- Jean-Philippe Schreiber,
professeur à l’Université Libre de Bruxelles
La laïcité, au cœur du système belge
Le système belge de régulation des convictions est paradoxal : il est juridiquement séparateur et, dans le même temps, cette séparation n’a pas été pleinement mise en œuvre. Motif pour lequel d’aucuns plaident aujourd’hui en faveur de son plein et entier accomplissement. Car la Constitution belge est révolutionnaire pour l’époque, quand elle est adoptée, et instaure en 1831 une vraie séparation de l’Église et de l’État. Certes, les catholiques sont majoritaires, et les libéraux pas encore anticléricaux. Mais les uns comme les autres, pour des motifs discordants, plaident en faveur de la séparation. Pour les libéraux, elle assurera la liberté de conscience et la primauté du pouvoir civil, contre toute ingérence du religieux. Pour les catholiques, elle libèrera l’Église de toute tutelle politique, et lui permettra de mettre à profit les libertés conquises par elle, notamment en matière d’enseignement.
Entendons-nous, il ne s’agit pas de neutralité. La séparation, c’est en quelque sorte la double neutralité : d’une part, l’État traite également toutes les religions, sans en favoriser aucune ; d’autre part, les religions sont libres à l’égard de l’État. C’est ce que le Constituant belge inscrit dans la Loi fondamentale il y a plus de 180 ans déjà, et qui a peu varié depuis.

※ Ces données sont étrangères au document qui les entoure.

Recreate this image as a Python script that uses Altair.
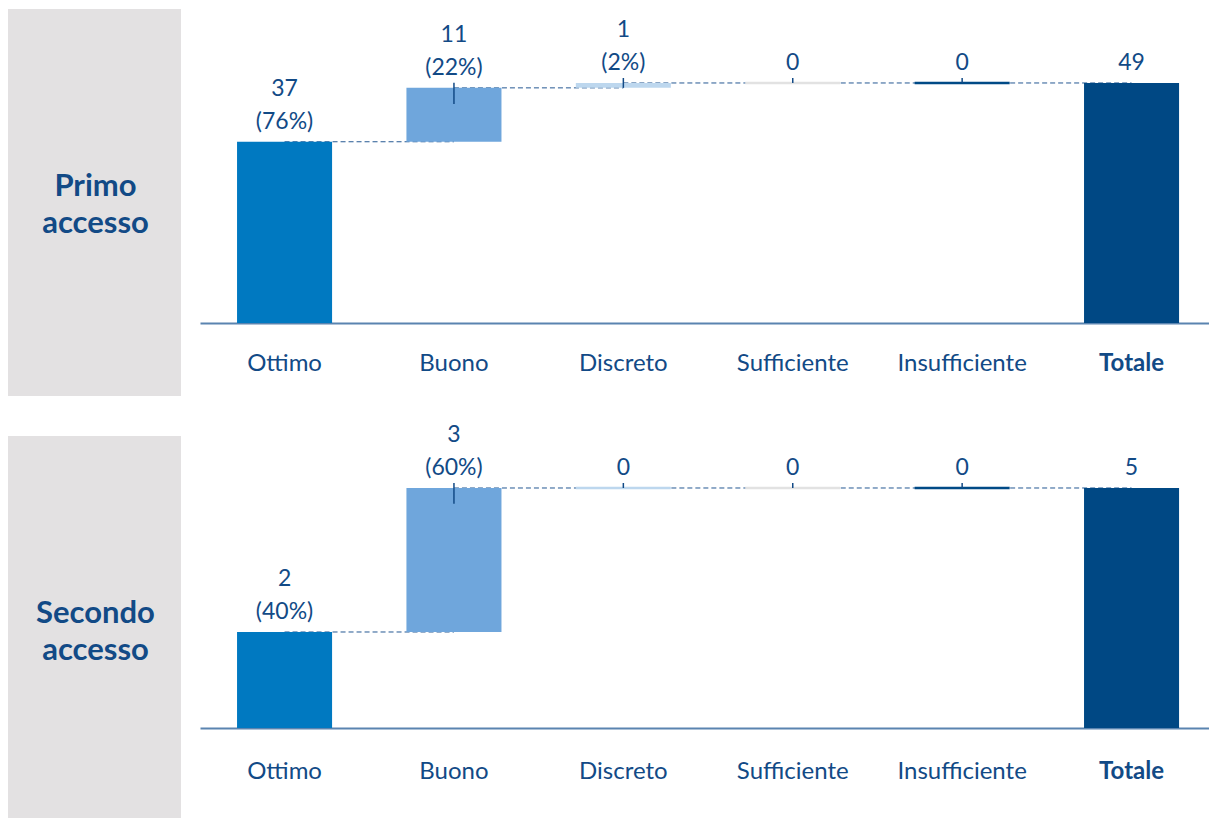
import altair as alt
import pandas as pd

# Rating categories and their bar colours
categories = ["Ottimo", "Buono", "Discreto", "Sufficiente", "Insufficiente", "Totale"]
bar_colors = ["#0079c1", "#6fa6dc", "#bdd7ee", "#e2e2e2", "#004a86", "#004884"]

# Counts and shares per rating (the total is the sum)
primo_counts = [37, 11, 1, 0, 0]
primo_pct = [76, 22, 2, 0, 0]
secondo_counts = [2, 3, 0, 0, 0]
secondo_pct = [40, 60, 0, 0, 0]

panel_titles = ["Primo\naccesso", "Secondo\naccesso"]

TEXT = "#124a86"
FONT = "Lato"
PLOT_W = 1009
BOX_W = 173
BOX_GAP = 19


def waterfall_frame(counts, pct):
    rows = []
    level = 0
    for cat, n, p in zip(categories[:-1], counts, pct):
        rows.append(dict(cat=cat, start=level, end=level + n, value=n,
                         line1=str(n) if n else "",
                         line2=f"({p}%)" if n else "0"))
        level += n
    rows.append(dict(cat="Totale", start=0, end=level, value=level,
                     line1="", line2=str(level)))
    return pd.DataFrame(rows)


def connector_frame(df):
    # each connector joins one bar to the next at the running level
    rows = []
    for i in range(len(df) - 1):
        lvl = df["end"].iloc[i]
        rows.append(dict(seg=i, cat=df["cat"].iloc[i], level=lvl))
        rows.append(dict(seg=i, cat=df["cat"].iloc[i + 1], level=lvl))
    return pd.DataFrame(rows)


def panel(title, counts, pct, height, ymax, tick_depth, label_y, box_h):
    df = waterfall_frame(counts, pct)
    conn = connector_frame(df)
    ticks = df[df["cat"].isin(["Buono", "Discreto", "Sufficiente", "Insufficiente"])].copy()
    ticks["lo"] = [max(s, e - tick_depth) for s, e in zip(ticks["start"], ticks["end"])]

    xsc = alt.Scale(domain=categories, paddingInner=0.439, paddingOuter=0.1977, align=0.553)
    ysc = alt.Scale(domain=[0, ymax], nice=False, zero=True)
    csc = alt.Scale(domain=categories, range=bar_colors)
    X = alt.X("cat:N", scale=xsc, sort=categories,
              axis=alt.Axis(title=None, labels=False, ticks=False, grid=False,
                            domainColor="#5a84b0", domainWidth=2))
    C = alt.Color("cat:N", scale=csc, legend=None)

    base = alt.Chart(df)
    connectors = alt.Chart(conn).mark_line(
        strokeDash=[5, 3], strokeWidth=1, color="#245892"
    ).encode(x=X, y=alt.Y("level:Q", scale=ysc, axis=None), detail="seg:N")
    bars = base.mark_bar().encode(
        x=X, y=alt.Y("end:Q", scale=ysc, axis=None), y2="start:Q", color=C,
    )
    zero_lines = base.transform_filter("datum.value == 0").mark_tick(
        size=95, thickness=2.5, opacity=1
    ).encode(x=X, y=alt.Y("end:Q", scale=ysc), color=C)
    tick_marks = alt.Chart(ticks).mark_rule(color=TEXT, strokeWidth=1.5, y2Offset=-5).encode(
        x=X, y=alt.Y("lo:Q", scale=ysc), y2="end:Q",
    )
    line1 = base.mark_text(font=FONT, fontSize=23, color=TEXT, dy=-53).encode(
        x=X, y=alt.Y("end:Q", scale=ysc), text="line1:N",
    )
    line2 = base.mark_text(font=FONT, fontSize=23, color=TEXT, dy=-20).encode(
        x=X, y=alt.Y("end:Q", scale=ysc), text="line2:N",
    )
    # category labels under the axis, the total in bold
    cat_labels = base.transform_filter("datum.cat != 'Totale'").mark_text(
        font=FONT, fontSize=24, color=TEXT
    ).encode(x=X, y=alt.value(label_y), text="cat:N")
    total_label = base.transform_filter("datum.cat == 'Totale'").mark_text(
        font=FONT, fontSize=24, fontWeight="bold", color=TEXT
    ).encode(x=X, y=alt.value(label_y), text="cat:N")

    # grey title box to the left of the plot
    one = pd.DataFrame({"label": [title]})
    box = alt.Chart(one).mark_rect(color="#e3e1e2").encode(
        x=alt.value(-BOX_GAP - BOX_W), x2=alt.value(-BOX_GAP),
        y=alt.value(0), y2=alt.value(box_h),
    )
    box_text = alt.Chart(one).mark_text(
        font=FONT, fontWeight="bold", fontSize=31, lineHeight=37, color=TEXT,
        align="center", baseline="middle", lineBreak="\n",
    ).encode(x=alt.value(-BOX_GAP - BOX_W / 2 + 1), y=alt.value(178), text="label:N")

    return alt.layer(box, box_text, connectors, bars, zero_lines, tick_marks,
                     line1, line2, cat_labels, total_label).properties(
        width=PLOT_W, height=height
    )


top = panel(panel_titles[0], primo_counts, primo_pct, 314, 64.1, 3.27, 355, 387)
bottom = panel(panel_titles[1], secondo_counts, secondo_pct, 292, 6.083, 0.33, 336, 382)

chart = alt.vconcat(top, bottom, spacing=27).properties(
    padding={"left": 8, "top": 9, "right": 0, "bottom": 0}
).configure_view(strokeWidth=0)

chart.save("out.html", embed_options={"renderer": "svg", "actions": False})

Certes, la Constitution belge est très laïque et dans le même temps elle prévoit le financement des ministres du culte. Mais nombre de jurisconsultes ont considéré que ce financement ne mettait pas en cause la séparation et n’en constituait qu’une exception. En revanche, l’article de la Constitution qui stipule que le mariage civil précèdera le mariage religieux marque clairement la prépondérance absolue de la loi civile dans le texte de la Loi fondamentale.

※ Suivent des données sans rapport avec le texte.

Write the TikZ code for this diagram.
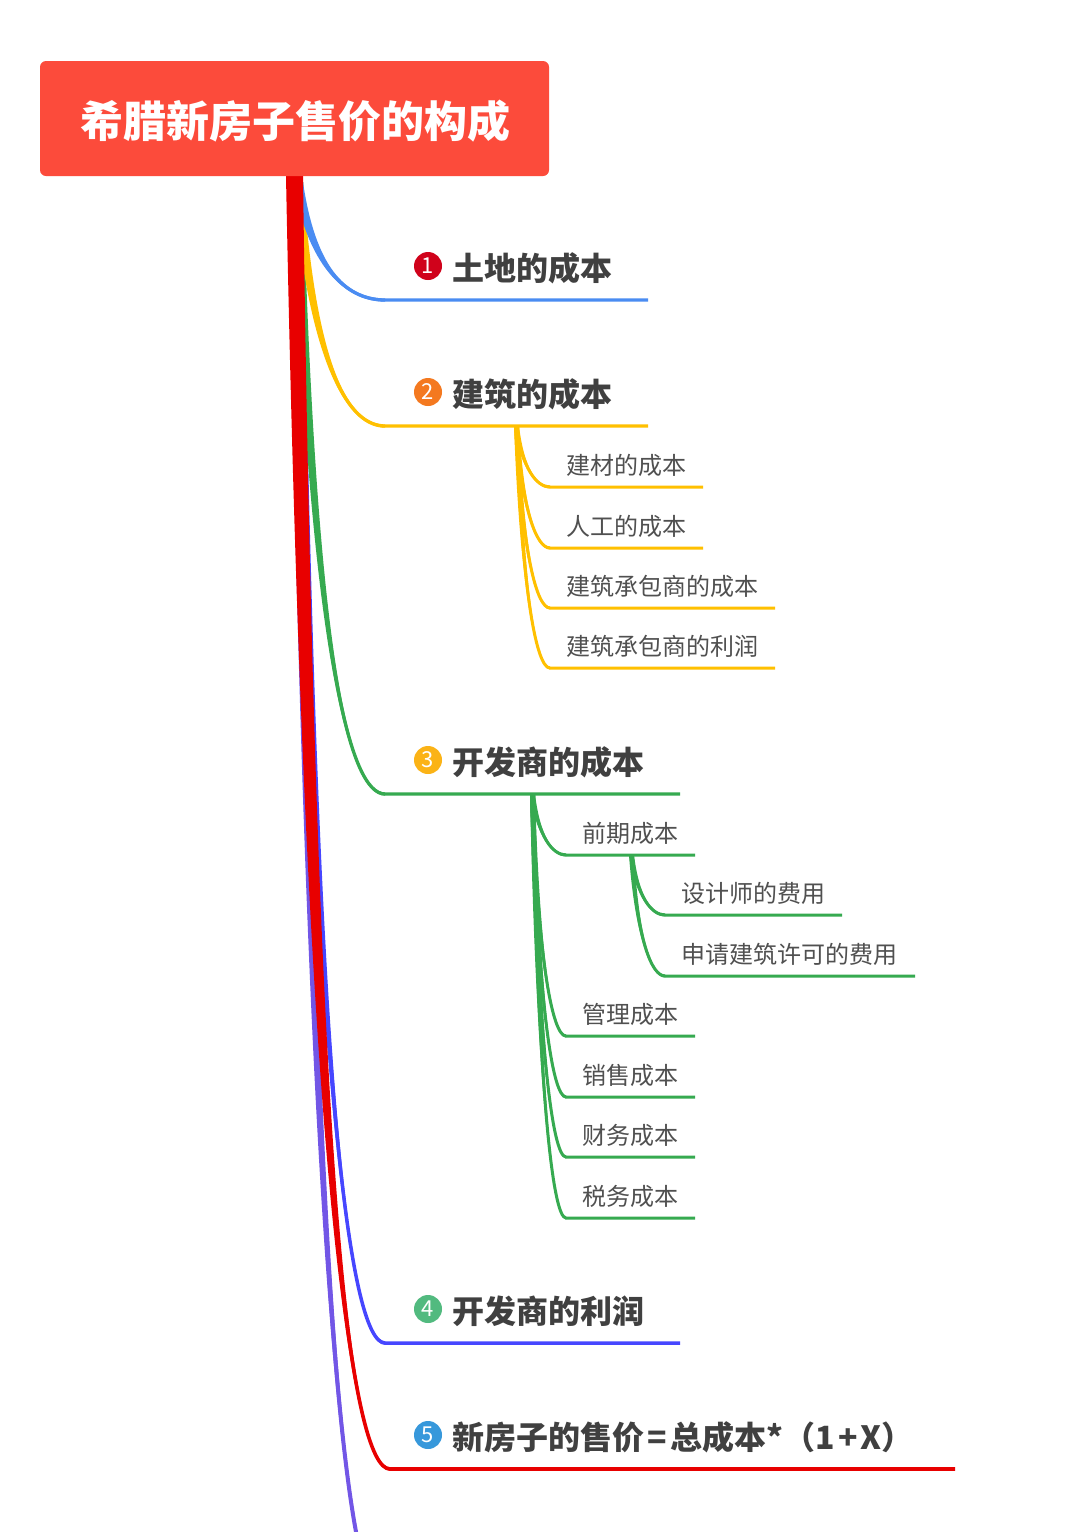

Pourtant, la séparation constitutionnelle n’a jamais vraiment été accomplie. Les motifs sont nombreux : ils sont dus à ce que Philippe Grollet avait appelé la colonisation de l’intérieur opérée en Belgique par l’Église, et qui a vu celle-ci dévoyer l’esprit de la Constitution pour imposer son autorité morale et le poids de ses structures. Et c’est bien entendu dans le domaine scolaire que cette politique s’est le plus pleinement accomplie. Dans le même temps, la situation est plus complexe qu’il n’y paraît : d’abord parce que les principes constitutionnels sont pratiquement inchangés depuis 1831, et donc toujours séparateurs. Ensuite parce que la communauté philosophique non confessionnelle a été reconnue dans ce même texte constitutionnel en 1993. Enfin parce que la Belgique a adopté une série de lois très progressistes (mariage pour tous, euthanasie, bioéthique…) qui ont en moins dix ans contribué à accélérer de manière saisissante la laïcisation de ce pays.

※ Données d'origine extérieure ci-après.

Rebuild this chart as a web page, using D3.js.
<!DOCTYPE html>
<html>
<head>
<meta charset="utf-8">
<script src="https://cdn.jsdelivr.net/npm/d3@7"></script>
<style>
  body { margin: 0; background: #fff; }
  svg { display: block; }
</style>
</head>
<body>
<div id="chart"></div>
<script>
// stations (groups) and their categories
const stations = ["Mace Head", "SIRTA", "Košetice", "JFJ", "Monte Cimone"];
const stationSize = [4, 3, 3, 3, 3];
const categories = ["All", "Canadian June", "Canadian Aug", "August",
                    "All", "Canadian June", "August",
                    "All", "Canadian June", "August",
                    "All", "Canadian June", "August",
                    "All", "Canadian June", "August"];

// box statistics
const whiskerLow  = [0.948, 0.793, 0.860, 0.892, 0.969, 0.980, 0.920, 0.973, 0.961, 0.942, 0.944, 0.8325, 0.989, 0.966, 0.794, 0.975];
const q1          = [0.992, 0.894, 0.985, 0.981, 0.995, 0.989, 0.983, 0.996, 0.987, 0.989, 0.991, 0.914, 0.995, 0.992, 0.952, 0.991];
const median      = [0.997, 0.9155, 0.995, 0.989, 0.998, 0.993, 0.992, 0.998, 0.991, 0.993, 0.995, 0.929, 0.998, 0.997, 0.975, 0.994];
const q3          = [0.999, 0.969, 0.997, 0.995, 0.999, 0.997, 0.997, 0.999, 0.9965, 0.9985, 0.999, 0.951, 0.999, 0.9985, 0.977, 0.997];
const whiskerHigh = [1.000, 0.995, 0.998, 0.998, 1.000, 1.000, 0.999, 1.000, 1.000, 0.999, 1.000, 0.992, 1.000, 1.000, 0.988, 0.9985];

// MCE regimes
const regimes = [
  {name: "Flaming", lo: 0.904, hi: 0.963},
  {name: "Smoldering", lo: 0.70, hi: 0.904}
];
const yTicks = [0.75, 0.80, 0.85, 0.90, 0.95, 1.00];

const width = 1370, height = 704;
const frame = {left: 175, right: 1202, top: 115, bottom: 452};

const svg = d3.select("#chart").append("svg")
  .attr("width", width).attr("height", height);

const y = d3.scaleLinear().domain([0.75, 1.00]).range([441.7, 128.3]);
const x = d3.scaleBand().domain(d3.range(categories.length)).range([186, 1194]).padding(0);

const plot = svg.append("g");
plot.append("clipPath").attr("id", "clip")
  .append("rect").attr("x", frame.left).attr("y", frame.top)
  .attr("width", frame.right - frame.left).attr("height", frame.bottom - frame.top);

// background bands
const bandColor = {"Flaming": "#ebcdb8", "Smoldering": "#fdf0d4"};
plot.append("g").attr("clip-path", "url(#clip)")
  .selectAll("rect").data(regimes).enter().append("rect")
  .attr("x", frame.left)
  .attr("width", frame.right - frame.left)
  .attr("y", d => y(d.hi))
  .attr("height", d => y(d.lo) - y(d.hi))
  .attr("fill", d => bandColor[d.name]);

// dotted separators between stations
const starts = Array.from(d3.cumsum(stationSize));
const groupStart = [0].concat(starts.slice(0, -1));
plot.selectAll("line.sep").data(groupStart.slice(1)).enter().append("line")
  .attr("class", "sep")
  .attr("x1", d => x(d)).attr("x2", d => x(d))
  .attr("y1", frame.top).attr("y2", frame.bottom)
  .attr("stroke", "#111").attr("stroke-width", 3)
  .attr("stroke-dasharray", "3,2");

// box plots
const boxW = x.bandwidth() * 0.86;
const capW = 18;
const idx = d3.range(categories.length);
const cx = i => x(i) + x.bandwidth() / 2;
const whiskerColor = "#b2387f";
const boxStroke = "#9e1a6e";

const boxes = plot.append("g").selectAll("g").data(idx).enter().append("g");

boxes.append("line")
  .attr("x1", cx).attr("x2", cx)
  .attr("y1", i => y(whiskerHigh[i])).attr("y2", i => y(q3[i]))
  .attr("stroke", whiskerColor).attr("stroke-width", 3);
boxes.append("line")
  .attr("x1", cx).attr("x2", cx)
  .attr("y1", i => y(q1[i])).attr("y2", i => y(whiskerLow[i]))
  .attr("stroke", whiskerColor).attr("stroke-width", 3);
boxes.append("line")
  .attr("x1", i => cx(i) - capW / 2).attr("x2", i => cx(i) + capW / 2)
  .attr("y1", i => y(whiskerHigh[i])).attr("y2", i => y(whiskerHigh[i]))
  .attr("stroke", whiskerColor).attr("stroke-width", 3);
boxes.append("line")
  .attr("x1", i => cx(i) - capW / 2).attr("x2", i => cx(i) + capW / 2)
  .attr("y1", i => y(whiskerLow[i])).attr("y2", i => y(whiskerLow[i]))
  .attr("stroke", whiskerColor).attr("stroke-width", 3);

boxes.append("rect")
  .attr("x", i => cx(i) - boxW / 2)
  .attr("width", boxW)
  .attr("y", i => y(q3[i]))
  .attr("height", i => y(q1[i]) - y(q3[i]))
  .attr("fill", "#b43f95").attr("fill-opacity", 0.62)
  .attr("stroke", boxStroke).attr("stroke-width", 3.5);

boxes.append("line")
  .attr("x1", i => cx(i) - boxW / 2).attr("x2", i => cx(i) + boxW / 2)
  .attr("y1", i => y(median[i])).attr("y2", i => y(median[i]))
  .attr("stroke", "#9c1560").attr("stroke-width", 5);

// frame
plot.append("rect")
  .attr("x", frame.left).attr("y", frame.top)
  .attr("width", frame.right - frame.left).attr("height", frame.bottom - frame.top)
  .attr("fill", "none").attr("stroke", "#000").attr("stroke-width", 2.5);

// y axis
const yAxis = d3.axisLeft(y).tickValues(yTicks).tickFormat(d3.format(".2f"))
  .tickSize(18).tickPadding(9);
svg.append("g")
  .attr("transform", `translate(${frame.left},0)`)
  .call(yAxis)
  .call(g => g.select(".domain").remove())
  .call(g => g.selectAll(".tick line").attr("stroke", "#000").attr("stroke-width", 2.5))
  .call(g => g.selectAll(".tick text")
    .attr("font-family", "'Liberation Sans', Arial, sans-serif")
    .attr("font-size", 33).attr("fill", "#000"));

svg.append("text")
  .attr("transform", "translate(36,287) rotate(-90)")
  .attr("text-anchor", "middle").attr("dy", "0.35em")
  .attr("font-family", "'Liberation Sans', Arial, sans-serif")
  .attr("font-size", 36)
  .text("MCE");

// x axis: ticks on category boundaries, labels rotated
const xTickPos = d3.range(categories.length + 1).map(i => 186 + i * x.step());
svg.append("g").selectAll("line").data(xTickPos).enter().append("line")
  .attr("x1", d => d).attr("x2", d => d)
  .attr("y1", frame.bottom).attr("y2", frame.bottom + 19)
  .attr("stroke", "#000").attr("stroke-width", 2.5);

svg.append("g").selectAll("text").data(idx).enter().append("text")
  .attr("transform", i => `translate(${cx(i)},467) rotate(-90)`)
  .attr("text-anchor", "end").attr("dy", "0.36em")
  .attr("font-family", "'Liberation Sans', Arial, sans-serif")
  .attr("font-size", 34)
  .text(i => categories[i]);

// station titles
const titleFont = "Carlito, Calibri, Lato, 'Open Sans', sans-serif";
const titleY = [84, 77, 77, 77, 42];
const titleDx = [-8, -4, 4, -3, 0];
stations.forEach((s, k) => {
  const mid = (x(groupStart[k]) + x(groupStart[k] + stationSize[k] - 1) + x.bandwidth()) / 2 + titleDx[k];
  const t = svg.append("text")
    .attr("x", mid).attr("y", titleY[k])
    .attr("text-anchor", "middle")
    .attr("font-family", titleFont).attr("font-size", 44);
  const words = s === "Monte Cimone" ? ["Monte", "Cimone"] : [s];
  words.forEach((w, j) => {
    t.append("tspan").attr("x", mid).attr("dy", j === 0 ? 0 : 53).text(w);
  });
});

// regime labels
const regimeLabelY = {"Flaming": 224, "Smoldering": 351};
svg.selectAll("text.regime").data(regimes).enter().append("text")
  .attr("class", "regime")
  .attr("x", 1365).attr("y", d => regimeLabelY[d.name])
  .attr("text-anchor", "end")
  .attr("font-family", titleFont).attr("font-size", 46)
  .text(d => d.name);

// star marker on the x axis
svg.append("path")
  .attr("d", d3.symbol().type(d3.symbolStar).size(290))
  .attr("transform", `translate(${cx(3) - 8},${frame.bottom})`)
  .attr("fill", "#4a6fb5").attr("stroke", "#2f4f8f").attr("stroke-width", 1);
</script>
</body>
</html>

D’aucuns, dont je suis, considèrent qu’à une époque où l’incroyance et la sécularisation, comme la pluralisation des convictions, dominent le paysage, il est temps de consacrer cette laïcisation. Ce qui signifierait renoncer au financement des cultes et de la laïcité organisée, supprimer les cours de religion à l’école officielle et favoriser l’émergence d’un réseau unique d’enseignement, sous l’autorité des pouvoirs publics. Manière de considérer que la laïcité n’est pas l’apanage de la famille de pensée humaniste, mais plutôt le bien de tous.